By Raven Bier
Each year, Rodale Institute, a nonprofit dedicated to pioneering organic farming through research and outreach, opens its gates to the public and hosts a variety of stations with demonstrations and information about farming practices. This year, as part of the partnership developed around a William Penn Foundation grant, Stroud Water Research Center took part in the Field Day event.
The Stroud Center’s station was staffed by Assistant Director and Research Scientist Scott Ensign, Ph.D., and Postdoctoral Associate Raven Bier, Ph.D., and was located near Rodale Institute’s Farming Systems Trial, which since 1981, has been used to compare organic and chemical agriculture.
These plots are integral for the William Penn Foundation grant, which enables the researchers to study the influence of farming systems on water quality and crop yields with the goal of reducing agricultural runoff while boosting plant productivity.
In the video, Ensign describes for Field Day visitors the Stroud Center’s mission, the importance of integrating knowledge about farming practices and water quality, and explains the techniques for assessing the influence that farming decisions have on soils and streams.
Early Days: The Beginning of a Six-Year Study
Many of the attendees were interested to learn what data have been collected from the project thus far.
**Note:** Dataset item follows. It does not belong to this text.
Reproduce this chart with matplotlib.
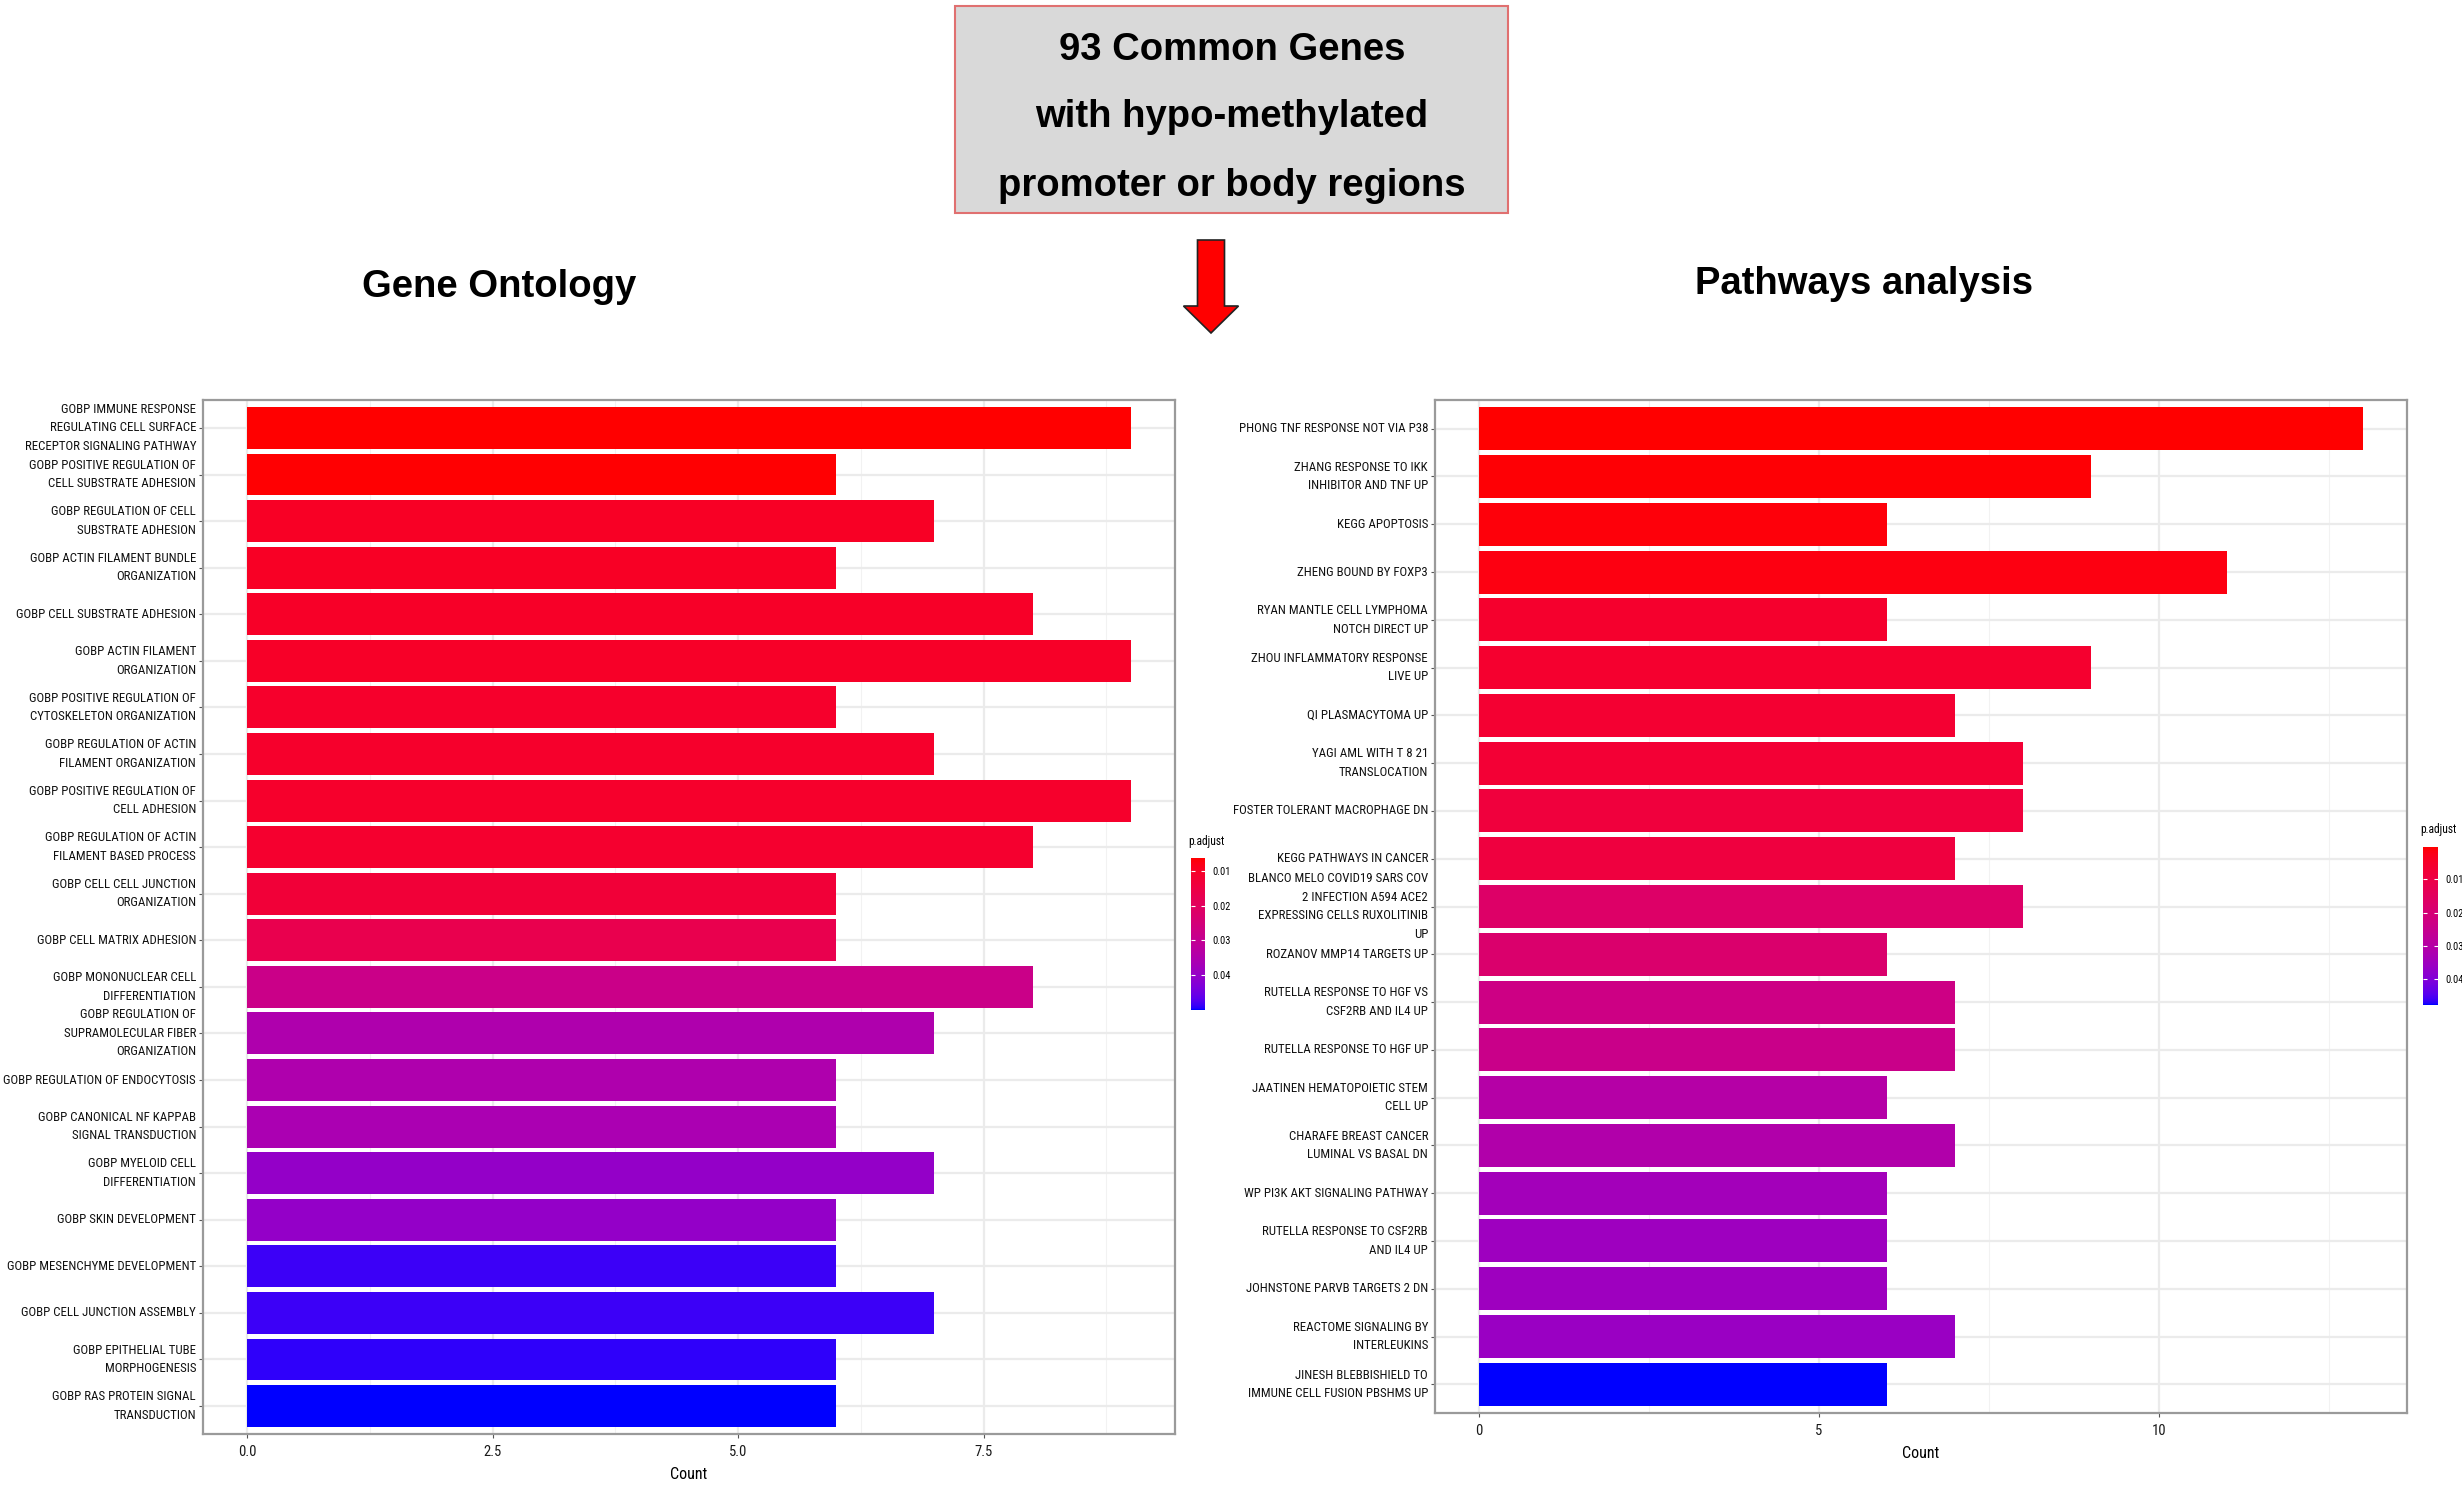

Although the project is only a few months into the six-year study, background soil cores, passive soil water leachate, and water samples of baseflow and storms collected from paired sites at the Stroud Preserve have provided information on pesticide levels from conventional agriculture plots and nutrient levels and bacterial monitoring from leachate and stream water.
The teams are gearing up this week for assessing biomass in some of the oat plots and will collect the first big sampling campaign this fall after the crop harvests.